Why are you carrying out this survey?

The aim of Te Kupenga is to provide a picture of how things are going for all Māori across a wide range of well-being areas. We collect information on the social, cultural, and economic well-being of Māori in New Zealand.

Te Kupenga was carried out for the first time in 2013, and we collected data about topics where there had been little or no official information available before. We are carrying out Te Kupenga for the second time in 2018.

This information is vital for Māori communities, government, and others interested in Māori outcomes. It will be used to support the monitoring of existing policies and programmes for Māori as well as to help develop policies and programmes for the future. Researchers and policymakers will be able to explore what contributes to different well-being outcomes within the Māori population.

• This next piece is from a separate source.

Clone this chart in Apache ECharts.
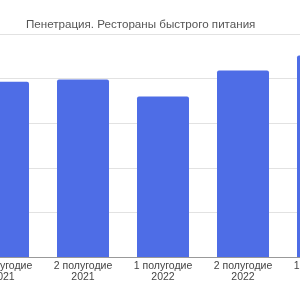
<!DOCTYPE html>
<html>
<head>
<meta charset="utf-8">
<script src="https://cdn.jsdelivr.net/npm/echarts@6/dist/echarts.min.js"></script>
<style>
  html, body { margin: 0; padding: 0; width: 300px; height: 300px; overflow: hidden; background: #fff; }
  #chart { position: absolute; left: -37px; top: 0; width: 400px; height: 300px; }
</style>
</head>
<body>
<div id="chart"></div>
<script>
// половины года и пенетрация (%), ось Y обрезана в исходнике
const periods = ['1 полугодие\n2021', '2 полугодие\n2021', '1 полугодие\n2022', '2 полугодие\n2022', '1 полугодие\n2023']
const penetration = [39.3, 39.8, 36.0, 41.8, 45.2]

const chart = echarts.init(document.getElementById('chart'))
chart.setOption({
  animation: false,
  title: {
    text: 'Пенетрация. Рестораны быстрого питания',
    left: 63,
    top: 19,
    padding: 0,
    textStyle: { fontFamily: 'Liberation Sans, Arial', fontSize: 11.6, fontWeight: 'normal', color: '#555' },
  },
  grid: { left: 0, right: 0, top: 34, bottom: 43 },
  xAxis: {
    type: 'category',
    data: periods,
    axisTick: { show: false },
    axisLine: { lineStyle: { color: '#999', width: 1 } },
    axisLabel: { fontFamily: 'Liberation Sans, Arial', fontSize: 10.5, lineHeight: 11, color: '#444', margin: 4, interval: 0 },
  },
  yAxis: {
    type: 'value',
    min: 0,
    max: 50,
    interval: 10,
    axisLabel: { show: false },
    splitLine: { lineStyle: { color: '#e2e2e2' } },
  },
  series: [{
    type: 'bar',
    data: penetration,
    barWidth: '65%',
    itemStyle: { color: '#4e6de6', borderRadius: [2, 2, 0, 0] },
  }],
})
</script>
</body>
</html>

Who takes part in the survey? How did you select me?

Stats NZ survey interviewers will interview 11,500 people across Aotearoa who were randomly selected for the survey. They were chosen from people who indicated in the 2018 Census that they have Māori ancestry and/or ethnicity.

When do you carry out the survey?

The survey runs from 5 June 2018 to 26 August 2018.

How can I complete the survey questionnaire?

Our field interviewers conduct interviews in person and record responses on a laptop computer.

The survey is bilingual, English or te reo Māori. Survey participants will be offered a choice of which language to use during the interview.

How long does the interview take?

The interview time is approximately 45 minutes.